Analyzing two tables without whitespace between them

  • Last Post 03 December 2016
  • Topic Is Solved
akrenovo posted this 22 November 2016

I have documents that tend to have two tables but no whitespace between them. It could also be viewed as one table without uniform columns for every row. The FineReader SDK gets confused since it tries to treat this as a table, and when I try to extract the data I can't tell where one row ends and the next begins. For example:

alt text

The first two rows are divided into 7 columns. The second set of rows are divided into 8 columns. It appears as if the SDK is trying to treat it as one large table, adding invisible separators for the areas where the columns don't extend. Like this:

alt text

Which is obvious why the engine would get confused over this. If I split the tables visually using photoshop they get parsed perfectly. Any tips on how to handle this situation? I could hardcode the number of columns per document type, but that seems messy and I'd like to keep it more generic.

Order By: Standard | Newest | Votes
Anna Fedyushkina posted this 24 November 2016

Could you please specify your scenario: after recognizing the image, what do you want to do? Do you want to extract the data from the cells? In this case please use the TableBlock::Cells property. Or do you want to export the whole document with the table? In this case please clarify to what format you want to export it and what exactly the issue with export is.

If you could also provide any code sample showing how you process the image, that would be very helpful.

Thank you in advance!

akrenovo posted this 28 November 2016

Yes, I want to extract the data from the cells and process it further. I'm using the TableBlock.Cells property, but the SDK gets confused with the use case above and there are 14 VSeparators for the entire table, which makes parsing the table hard unless I hard code the number of columns for each row (which I'd rather avoid if possible).

Anna Fedyushkina posted this 02 December 2016

You are absolutely right when you say that FineReader Engine creates 14 separators as you have drawn on the second image. To handle this situation please note that Type property of separators that cross through the merged cells is TST_Absent. Separator type is not an attribute of the whole separator but of a single separator segment between the adjacent intersections with perpendicular separators.

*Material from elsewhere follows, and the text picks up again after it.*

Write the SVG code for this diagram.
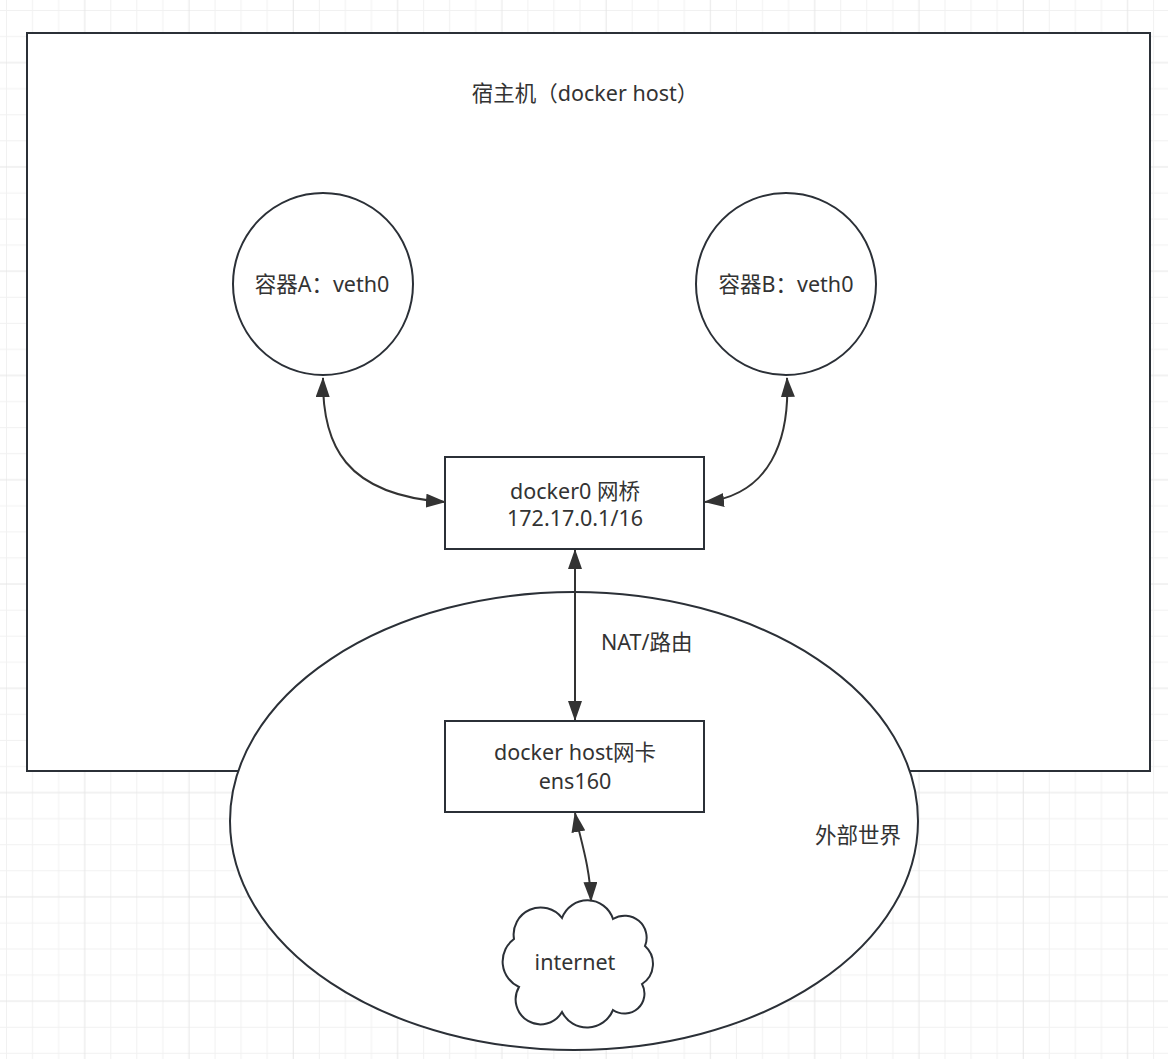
<svg xmlns="http://www.w3.org/2000/svg" width="1168" height="1059" viewBox="0 0 1168 1059">
<defs>
<pattern id="grid" patternUnits="userSpaceOnUse" x="6" y="10" width="104.28" height="104.28">
<path d="M0.5,0 V104.28 M26.57,0 V104.28 M52.64,0 V104.28 M0,0.5 H104.28 M0,26.57 H104.28 M0,78.71 H104.28" stroke="#f1f1f1" stroke-width="1" fill="none"/>
<path d="M78.71,0 V104.28 M0,52.64 H104.28" stroke="#e6e6e6" stroke-width="1" fill="none"/>
</pattern>
<marker id="arr" markerUnits="userSpaceOnUse" markerWidth="20" markerHeight="14" refX="19" refY="7" orient="auto-start-reverse" viewBox="0 0 20 14">
<path d="M0,0 L20,7 L0,14 z" fill="#333333"/>
</marker>
<style>
.shape{fill:#ffffff;stroke:#2b3037;stroke-width:2}
.lbl{font-family:"Noto Sans","Noto Sans CJK SC",sans-serif;font-size:21.5px;fill:#333333;text-anchor:middle}
.conn{fill:none;stroke:#333333;stroke-width:2;marker-start:url(#arr);marker-end:url(#arr)}
</style>
</defs>
<rect x="0" y="0" width="1168" height="1059" fill="#ffffff"/>
<rect x="0" y="0" width="1168" height="1059" fill="url(#grid)"/>
<g id="host">
<rect class="shape" x="27" y="33" width="1123" height="738"/>
<text class="lbl" x="585" y="101">宿主机（docker host）</text>
</g>
<g id="external">
<ellipse class="shape" cx="574" cy="821" rx="344" ry="229"/>
<text class="lbl" x="858" y="843">外部世界</text>
</g>
<g id="containerA">
<ellipse class="shape" cx="323" cy="284" rx="90" ry="91"/>
<text class="lbl" x="322" y="292">容器A：veth0</text>
</g>
<g id="containerB">
<ellipse class="shape" cx="786" cy="284" rx="90" ry="91"/>
<text class="lbl" x="786" y="292">容器B：veth0</text>
</g>
<g id="docker0">
<rect class="shape" x="445" y="457" width="259" height="92"/>
<text class="lbl" x="575" y="499">docker0 网桥</text>
<text class="lbl" x="575" y="526">172.17.0.1/16</text>
</g>
<g id="nic">
<rect class="shape" x="445" y="721" width="259" height="91"/>
<text class="lbl" x="575" y="760">docker host网卡</text>
<text class="lbl" x="575" y="789">ens160</text>
</g>
<g id="internet">
<path class="shape" d="M514,939 A27,27 0 0 1 562,918 A27,27 0 0 1 613,919 A22,22 0 0 1 645,946 A24,24 0 0 1 642,984 A20,20 0 0 1 613,1010 A28,28 0 0 1 562,1012 A24,24 0 0 1 519,987 A28,28 0 0 1 514,939 z"/>
<text class="lbl" x="575" y="970">internet</text>
</g>
<g id="connectors">
<path class="conn" d="M323,378 C322,445 345,495 445,502"/>
<path class="conn" d="M787,378 C790,440 770,495 705,502"/>
<path class="conn" d="M575,550 L575,720"/>
<path class="conn" d="M575,813 C579,835 590,865 591,901"/>
<text class="lbl" x="601" y="650" style="text-anchor:start">NAT/路由</text>
</g>
</svg>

If you need to get number of separators to understand how many columns are there in the row you can use the code sample below:

//tableBlock is a block with BT_Table type
CheckResult( block->GetAsTableBlock( &tableBlock ) );

CSafePtr<ITableSeparators> hSeparators, vSeparators;
CheckResult( tableBlock->get_HSeparators( &hSeparators ) );
CheckResult( tableBlock->get_VSeparators( &vSeparators ) );

int hSeparatorCount;
int vSeparatorCount;

CheckResult( hSeparators->get_Count( &hSeparatorCount ) );
CheckResult( vSeparators->get_Count( &vSeparatorCount ) );

for ( int i = 0; i < hSeparatorCount - 1; i++ )
    int columnCount = 0;

    for ( int j = 0; j < vSeparatorCount - 1; j++ )
        //Get current vertical separator
        CSafePtr<ITableSeparator> vSeparator;
        CheckResult( vSeparators->get_Element(j, &vSeparator) );

        //Get current vertical separator type
        TableSeparatorTypeEnum type;
        CheckResult( vSeparator->get_Type( i, &type ) );

        //if type = TST_Absent then cells are merged and we shouldn't increment columnCount;
        if (type != TST_Absent) columnCount ++;
    //columnCount now is the number of cells in the row

  • Liked by
  • akrenovo
akrenovo posted this 03 December 2016

Thanks this worked great. I had to modify the code a little bit (since I'm extracting data not just counting columns) but this pointed me in the right direction.